Not really because these candidates at least majored in Physics. I feel like their okayish GPA of 3.6-3.8 might be seen as equivalent to, if not a lot better than, OPs 4.0 as Math major. Grad schools would want the OP to not just excel in what she does but also have a pretty good grasp of basic Physics, which, without a Physics major, even with high PGRE scores, may not convince the admission committee that she does.
Maybe, but I don't think it will be a big deal-breaker, especially if OP is interested in theory. I personally know a few people who have done an undergrad in math at schools not nearly as well regarded as NYU and gotten into physics and astronomy programs at pretty solid grad schools; if you have research experience and advanced coursework, the title of your degree doesn't matter nearly as much.

Speaking of which, OP, you should strongly consider courses in analytical mechanics and thermal physics/statistical mechanics. E&M and quantum are important, but they're only about half the expected requirements among graduate schools.

livelongandprosper
Posts: 7
Joined: Fri Nov 29, 2019 3:42 pm

Re: Fantastic Grades But Zero Research

Post by livelongandprosper » Mon Jan 20, 2020 11:41 pm

geekusprimus wrote:
Mon Jan 20, 2020 7:33 pm

Maybe, but I don't think it will be a big deal-breaker, especially if OP is interested in theory.

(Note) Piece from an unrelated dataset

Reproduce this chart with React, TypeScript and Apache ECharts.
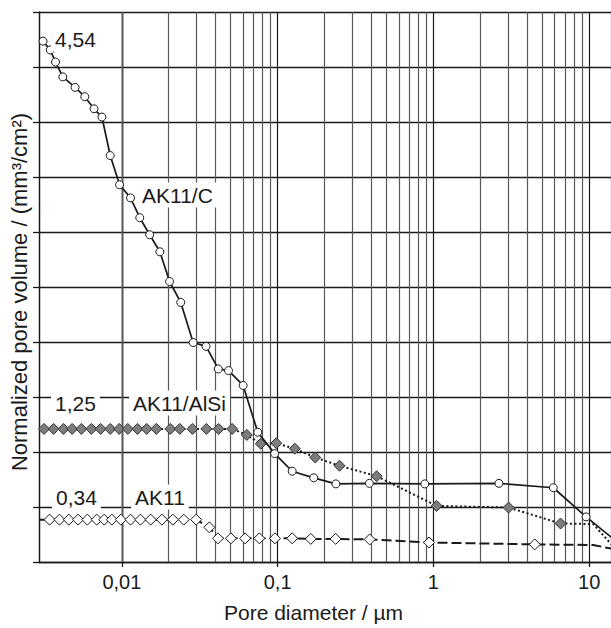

I personally know a few people who have done an undergrad in math at schools not nearly as well regarded as NYU and gotten into physics and astronomy programs at pretty solid grad schools; if you have research experience and advanced coursework, the title of your degree doesn't matter nearly as much.
I can understand that if your degree is in Math or Engineering or something. However, note that you said "if you have research experience", the OP doesn't.
geekusprimus wrote:
Mon Jan 20, 2020 7:33 pm
E&M and quantum are important, but they're only about half the expected requirements among graduate schools.
Will she not have to take the qualifiers in these subjects? Or take them as part of the required grad school curriculum?

geekusprimus
Posts: 71
Joined: Sat Jun 08, 2019 1:10 pm

Re: Fantastic Grades But Zero Research

Post by geekusprimus » Tue Jan 21, 2020 12:17 am

livelongandprosper wrote:
Mon Jan 20, 2020 11:41 pm
geekusprimus wrote:
Mon Jan 20, 2020 7:33 pm
E&M and quantum are important, but they're only about half the expected requirements among graduate schools.
Will she not have to take the qualifiers in these subjects? Or take them as part of the required grad school curriculum?
Many schools will expect you to have E&M, quantum, mechanics, and thermo on your transcripts when you apply. Others, like Cornell, might let you in without them, but they'll often make you take the prerequisite undergraduate courses before you can take any of the following graduate courses. Whether or not qualifying exams are a good indication of the student's undergraduate preparation depends on the school. Some schools don't offer them at all, and just require you to pass a candidacy exam later on. Some, like my home institution, intentionally make them hard enough that they expect most incoming graduate students to fail them the first time. I'm not sure for the exact reasoning on this, but I know that's the way it is.